**Your instructions**
The lines to extract run from the first line of the material below to the line containing "['#000000', '#ff0000', '#00e600', '#0000ee', '#00ffff'];", both included; leave the pictures behind.

**Supplied material**

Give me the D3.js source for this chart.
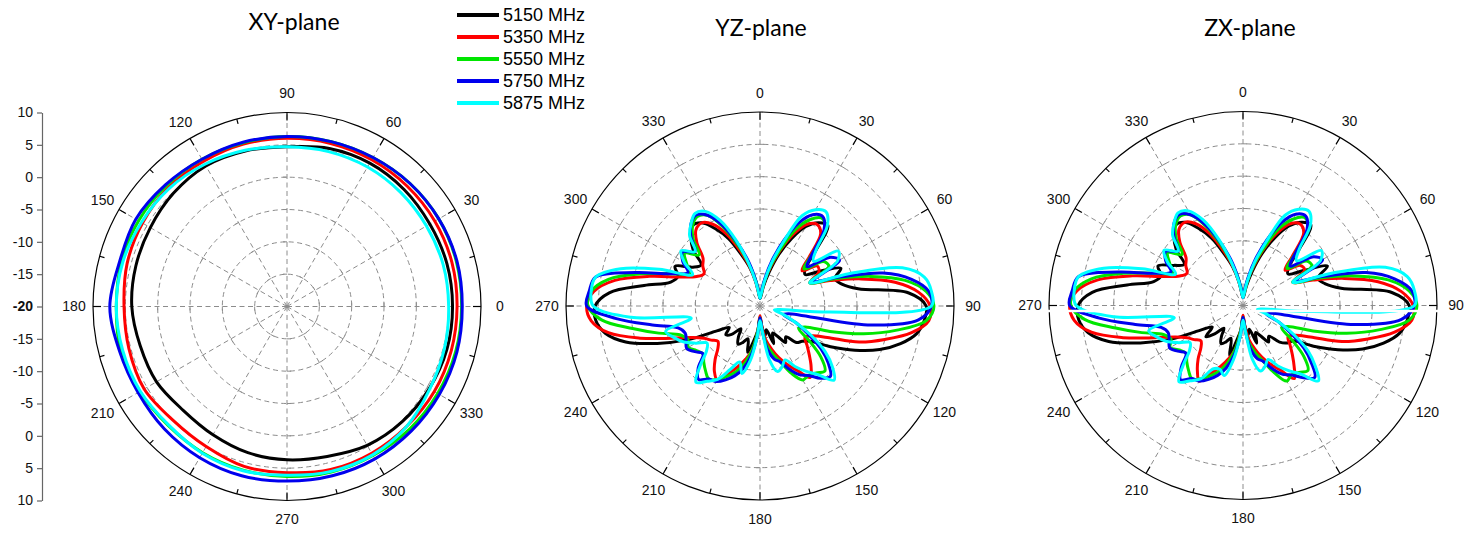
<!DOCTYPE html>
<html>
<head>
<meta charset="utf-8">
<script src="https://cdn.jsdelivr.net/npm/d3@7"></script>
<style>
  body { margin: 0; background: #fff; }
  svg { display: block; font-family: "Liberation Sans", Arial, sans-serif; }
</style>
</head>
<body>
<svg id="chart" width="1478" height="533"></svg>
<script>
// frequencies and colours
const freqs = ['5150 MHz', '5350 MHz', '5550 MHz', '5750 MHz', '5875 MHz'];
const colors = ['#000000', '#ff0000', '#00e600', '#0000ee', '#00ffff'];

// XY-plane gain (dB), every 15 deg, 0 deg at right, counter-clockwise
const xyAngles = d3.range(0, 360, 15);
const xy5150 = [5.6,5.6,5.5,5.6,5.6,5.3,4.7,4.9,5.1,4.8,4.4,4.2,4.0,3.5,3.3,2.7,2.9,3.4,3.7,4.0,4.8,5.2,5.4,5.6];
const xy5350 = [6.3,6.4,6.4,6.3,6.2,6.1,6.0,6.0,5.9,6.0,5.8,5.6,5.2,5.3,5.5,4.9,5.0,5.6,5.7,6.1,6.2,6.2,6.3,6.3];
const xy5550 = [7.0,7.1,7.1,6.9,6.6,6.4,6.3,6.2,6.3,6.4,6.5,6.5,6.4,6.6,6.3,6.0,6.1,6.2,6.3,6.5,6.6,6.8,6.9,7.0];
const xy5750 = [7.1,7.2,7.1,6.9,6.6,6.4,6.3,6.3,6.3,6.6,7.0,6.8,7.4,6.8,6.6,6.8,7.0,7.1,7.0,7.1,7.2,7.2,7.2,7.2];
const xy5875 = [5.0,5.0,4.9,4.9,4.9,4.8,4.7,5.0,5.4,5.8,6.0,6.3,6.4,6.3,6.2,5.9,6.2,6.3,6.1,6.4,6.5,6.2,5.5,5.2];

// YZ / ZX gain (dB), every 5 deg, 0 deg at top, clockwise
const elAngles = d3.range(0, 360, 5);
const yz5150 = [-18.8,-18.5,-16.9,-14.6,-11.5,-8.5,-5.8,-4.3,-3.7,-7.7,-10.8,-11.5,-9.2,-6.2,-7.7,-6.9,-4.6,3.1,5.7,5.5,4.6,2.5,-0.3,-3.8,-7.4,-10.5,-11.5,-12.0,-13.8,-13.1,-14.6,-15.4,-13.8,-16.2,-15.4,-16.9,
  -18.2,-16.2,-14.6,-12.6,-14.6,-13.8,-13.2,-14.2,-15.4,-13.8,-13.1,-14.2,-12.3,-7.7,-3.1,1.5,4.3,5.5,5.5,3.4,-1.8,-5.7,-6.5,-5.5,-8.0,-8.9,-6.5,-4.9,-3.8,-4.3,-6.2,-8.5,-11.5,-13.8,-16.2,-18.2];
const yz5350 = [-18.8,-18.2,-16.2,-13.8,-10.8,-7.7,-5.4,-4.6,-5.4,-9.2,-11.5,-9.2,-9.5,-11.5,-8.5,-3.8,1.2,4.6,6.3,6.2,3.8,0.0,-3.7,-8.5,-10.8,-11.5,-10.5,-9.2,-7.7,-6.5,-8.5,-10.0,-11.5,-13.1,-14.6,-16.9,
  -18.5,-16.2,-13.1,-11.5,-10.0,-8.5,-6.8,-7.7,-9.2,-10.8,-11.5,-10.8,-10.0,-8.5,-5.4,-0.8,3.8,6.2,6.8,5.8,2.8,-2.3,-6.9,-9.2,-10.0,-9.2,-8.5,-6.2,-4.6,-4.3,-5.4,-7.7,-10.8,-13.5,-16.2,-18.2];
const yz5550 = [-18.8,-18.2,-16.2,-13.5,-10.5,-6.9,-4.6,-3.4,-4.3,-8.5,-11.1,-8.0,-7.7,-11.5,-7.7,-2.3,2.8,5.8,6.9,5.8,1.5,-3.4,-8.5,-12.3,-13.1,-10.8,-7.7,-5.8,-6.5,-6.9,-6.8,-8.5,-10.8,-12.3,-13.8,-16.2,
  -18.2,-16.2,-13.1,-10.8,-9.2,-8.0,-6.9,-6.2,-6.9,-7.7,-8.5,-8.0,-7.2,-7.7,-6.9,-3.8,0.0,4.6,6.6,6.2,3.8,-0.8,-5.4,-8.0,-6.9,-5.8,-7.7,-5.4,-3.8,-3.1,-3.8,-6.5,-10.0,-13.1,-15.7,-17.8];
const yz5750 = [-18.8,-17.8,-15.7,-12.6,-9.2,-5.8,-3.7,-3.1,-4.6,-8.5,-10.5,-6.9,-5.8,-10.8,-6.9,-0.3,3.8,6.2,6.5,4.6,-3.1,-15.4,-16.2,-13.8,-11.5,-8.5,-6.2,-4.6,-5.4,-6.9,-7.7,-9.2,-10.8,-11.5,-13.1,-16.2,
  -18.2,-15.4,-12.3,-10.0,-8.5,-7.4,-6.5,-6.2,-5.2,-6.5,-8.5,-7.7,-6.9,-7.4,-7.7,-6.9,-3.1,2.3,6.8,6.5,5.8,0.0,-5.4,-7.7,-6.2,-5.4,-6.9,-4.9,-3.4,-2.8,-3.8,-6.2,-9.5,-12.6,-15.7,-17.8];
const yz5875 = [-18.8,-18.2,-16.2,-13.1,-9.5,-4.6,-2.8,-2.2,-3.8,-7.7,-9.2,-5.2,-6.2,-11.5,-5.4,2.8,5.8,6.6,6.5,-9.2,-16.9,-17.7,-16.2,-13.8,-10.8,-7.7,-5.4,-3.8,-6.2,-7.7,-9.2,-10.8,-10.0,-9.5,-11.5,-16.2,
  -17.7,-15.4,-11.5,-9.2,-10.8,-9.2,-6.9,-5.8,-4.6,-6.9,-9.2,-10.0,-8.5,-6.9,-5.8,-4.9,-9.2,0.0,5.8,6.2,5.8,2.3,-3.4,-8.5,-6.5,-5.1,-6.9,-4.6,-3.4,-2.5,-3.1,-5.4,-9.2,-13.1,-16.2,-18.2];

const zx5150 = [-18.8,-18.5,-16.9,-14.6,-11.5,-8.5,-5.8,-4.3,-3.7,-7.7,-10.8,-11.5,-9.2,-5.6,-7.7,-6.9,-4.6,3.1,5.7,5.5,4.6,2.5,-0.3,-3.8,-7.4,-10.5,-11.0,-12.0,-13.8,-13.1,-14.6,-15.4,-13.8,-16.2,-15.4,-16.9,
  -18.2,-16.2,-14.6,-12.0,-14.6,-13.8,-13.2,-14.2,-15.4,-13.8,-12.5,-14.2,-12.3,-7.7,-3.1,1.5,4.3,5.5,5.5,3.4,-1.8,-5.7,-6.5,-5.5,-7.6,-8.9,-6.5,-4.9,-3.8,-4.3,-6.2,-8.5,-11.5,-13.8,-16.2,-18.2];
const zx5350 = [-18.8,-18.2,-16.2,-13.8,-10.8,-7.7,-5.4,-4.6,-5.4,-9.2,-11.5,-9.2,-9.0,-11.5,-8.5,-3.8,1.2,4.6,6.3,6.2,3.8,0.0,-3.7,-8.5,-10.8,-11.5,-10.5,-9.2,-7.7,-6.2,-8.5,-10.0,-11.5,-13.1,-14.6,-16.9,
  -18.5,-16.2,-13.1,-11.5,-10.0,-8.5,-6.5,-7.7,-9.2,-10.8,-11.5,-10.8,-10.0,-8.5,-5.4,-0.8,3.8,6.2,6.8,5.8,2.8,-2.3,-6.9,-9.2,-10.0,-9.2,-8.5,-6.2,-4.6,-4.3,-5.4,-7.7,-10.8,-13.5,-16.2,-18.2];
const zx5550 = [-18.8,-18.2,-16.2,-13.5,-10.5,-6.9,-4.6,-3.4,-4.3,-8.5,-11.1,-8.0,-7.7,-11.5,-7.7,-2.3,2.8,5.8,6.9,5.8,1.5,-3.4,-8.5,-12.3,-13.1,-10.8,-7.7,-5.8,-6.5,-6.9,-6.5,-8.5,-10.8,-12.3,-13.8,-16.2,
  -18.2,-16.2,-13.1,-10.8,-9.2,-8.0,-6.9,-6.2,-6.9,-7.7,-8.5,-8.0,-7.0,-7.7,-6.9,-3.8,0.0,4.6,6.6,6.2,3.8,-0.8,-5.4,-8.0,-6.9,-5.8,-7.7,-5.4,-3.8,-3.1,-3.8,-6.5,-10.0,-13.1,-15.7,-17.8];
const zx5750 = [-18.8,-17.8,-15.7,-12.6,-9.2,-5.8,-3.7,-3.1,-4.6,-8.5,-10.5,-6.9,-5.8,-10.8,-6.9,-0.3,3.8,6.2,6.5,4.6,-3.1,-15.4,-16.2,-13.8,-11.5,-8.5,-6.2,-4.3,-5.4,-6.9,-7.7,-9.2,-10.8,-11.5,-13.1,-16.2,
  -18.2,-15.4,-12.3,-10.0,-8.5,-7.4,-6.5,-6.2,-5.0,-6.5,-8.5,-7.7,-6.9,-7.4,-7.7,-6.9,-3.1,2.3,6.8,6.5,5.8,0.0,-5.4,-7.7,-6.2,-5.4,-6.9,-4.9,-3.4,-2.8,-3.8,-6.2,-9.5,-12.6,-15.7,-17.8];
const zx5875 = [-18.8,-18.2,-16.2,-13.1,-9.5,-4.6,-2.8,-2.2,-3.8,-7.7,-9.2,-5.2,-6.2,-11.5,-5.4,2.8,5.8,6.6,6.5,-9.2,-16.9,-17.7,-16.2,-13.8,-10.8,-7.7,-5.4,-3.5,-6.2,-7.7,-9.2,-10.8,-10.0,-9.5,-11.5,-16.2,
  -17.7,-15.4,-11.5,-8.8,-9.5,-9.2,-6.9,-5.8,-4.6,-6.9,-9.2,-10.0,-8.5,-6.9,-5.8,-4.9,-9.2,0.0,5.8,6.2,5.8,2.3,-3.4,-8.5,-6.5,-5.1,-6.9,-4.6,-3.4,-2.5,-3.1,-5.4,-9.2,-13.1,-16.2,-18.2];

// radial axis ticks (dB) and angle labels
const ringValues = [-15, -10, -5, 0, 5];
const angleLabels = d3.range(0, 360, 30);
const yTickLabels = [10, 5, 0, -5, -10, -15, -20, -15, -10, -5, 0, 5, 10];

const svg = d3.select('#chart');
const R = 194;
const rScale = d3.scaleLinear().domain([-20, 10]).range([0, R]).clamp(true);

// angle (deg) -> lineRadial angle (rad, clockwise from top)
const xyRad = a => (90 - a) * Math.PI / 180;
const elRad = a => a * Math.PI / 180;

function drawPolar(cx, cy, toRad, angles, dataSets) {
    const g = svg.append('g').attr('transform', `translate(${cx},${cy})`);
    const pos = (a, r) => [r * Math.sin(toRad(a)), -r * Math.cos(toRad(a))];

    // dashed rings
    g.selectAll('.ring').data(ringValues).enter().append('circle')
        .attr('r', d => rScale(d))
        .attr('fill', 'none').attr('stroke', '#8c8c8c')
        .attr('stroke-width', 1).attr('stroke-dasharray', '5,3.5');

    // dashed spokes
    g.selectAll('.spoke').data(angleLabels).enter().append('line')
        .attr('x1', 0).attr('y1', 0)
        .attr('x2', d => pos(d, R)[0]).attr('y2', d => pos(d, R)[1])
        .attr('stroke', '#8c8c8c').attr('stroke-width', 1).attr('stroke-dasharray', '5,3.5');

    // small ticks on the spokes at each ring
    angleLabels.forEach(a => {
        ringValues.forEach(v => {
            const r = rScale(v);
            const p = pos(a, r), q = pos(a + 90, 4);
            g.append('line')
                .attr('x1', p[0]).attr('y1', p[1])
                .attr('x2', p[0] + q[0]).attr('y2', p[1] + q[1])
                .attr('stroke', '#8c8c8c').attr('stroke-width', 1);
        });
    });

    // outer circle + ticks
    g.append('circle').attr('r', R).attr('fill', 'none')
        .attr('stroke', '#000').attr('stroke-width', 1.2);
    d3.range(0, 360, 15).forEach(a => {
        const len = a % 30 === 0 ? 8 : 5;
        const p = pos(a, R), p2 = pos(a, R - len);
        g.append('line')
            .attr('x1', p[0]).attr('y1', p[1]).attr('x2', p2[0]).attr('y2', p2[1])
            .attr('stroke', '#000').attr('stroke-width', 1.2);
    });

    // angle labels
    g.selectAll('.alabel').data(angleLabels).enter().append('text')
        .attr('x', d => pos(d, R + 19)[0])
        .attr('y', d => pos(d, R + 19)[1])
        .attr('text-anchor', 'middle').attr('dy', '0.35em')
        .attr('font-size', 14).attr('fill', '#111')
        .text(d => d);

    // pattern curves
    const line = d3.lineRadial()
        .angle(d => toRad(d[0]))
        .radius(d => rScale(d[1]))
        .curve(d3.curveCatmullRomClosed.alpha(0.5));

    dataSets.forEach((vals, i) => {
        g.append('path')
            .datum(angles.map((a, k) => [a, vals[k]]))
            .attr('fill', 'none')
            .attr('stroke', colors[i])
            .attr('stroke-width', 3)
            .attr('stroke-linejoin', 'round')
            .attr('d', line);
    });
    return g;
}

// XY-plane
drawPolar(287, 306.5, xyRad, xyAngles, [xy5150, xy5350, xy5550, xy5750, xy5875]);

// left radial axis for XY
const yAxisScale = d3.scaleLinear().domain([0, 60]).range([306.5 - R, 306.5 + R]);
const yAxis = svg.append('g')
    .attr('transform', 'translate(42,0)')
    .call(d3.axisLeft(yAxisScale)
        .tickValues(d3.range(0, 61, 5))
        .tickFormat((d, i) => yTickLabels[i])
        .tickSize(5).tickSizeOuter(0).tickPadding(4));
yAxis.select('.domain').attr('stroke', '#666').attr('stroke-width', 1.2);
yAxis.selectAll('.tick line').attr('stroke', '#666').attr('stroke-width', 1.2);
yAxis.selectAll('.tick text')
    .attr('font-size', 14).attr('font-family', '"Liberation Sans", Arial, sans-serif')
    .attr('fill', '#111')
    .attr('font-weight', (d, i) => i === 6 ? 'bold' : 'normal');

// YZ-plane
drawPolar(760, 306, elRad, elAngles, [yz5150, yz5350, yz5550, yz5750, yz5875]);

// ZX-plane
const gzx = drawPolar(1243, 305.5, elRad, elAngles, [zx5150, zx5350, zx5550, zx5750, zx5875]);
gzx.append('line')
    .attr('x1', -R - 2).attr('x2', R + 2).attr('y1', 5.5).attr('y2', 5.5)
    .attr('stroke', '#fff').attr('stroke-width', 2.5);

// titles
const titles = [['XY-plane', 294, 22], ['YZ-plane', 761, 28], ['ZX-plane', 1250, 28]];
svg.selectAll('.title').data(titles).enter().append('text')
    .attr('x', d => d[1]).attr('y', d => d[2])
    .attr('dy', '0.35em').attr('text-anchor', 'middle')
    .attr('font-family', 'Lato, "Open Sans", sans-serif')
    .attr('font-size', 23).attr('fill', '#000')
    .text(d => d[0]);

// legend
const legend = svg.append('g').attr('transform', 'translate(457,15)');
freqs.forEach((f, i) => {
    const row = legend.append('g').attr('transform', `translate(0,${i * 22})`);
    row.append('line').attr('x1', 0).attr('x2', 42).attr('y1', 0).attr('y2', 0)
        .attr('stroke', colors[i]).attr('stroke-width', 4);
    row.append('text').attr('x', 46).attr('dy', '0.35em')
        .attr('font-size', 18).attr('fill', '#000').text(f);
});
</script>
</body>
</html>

**Expected output**
Give me the D3.js source for this chart.
<!DOCTYPE html>
<html>
<head>
<meta charset="utf-8">
<script src="https://cdn.jsdelivr.net/npm/d3@7"></script>
<style>
  body { margin: 0; background: #fff; }
  svg { display: block; font-family: "Liberation Sans", Arial, sans-serif; }
</style>
</head>
<body>
<svg id="chart" width="1478" height="533"></svg>
<script>
// frequencies and colours
const freqs = ['5150 MHz', '5350 MHz', '5550 MHz', '5750 MHz', '5875 MHz'];
const colors = ['#000000', '#ff0000', '#00e600', '#0000ee', '#00ffff'];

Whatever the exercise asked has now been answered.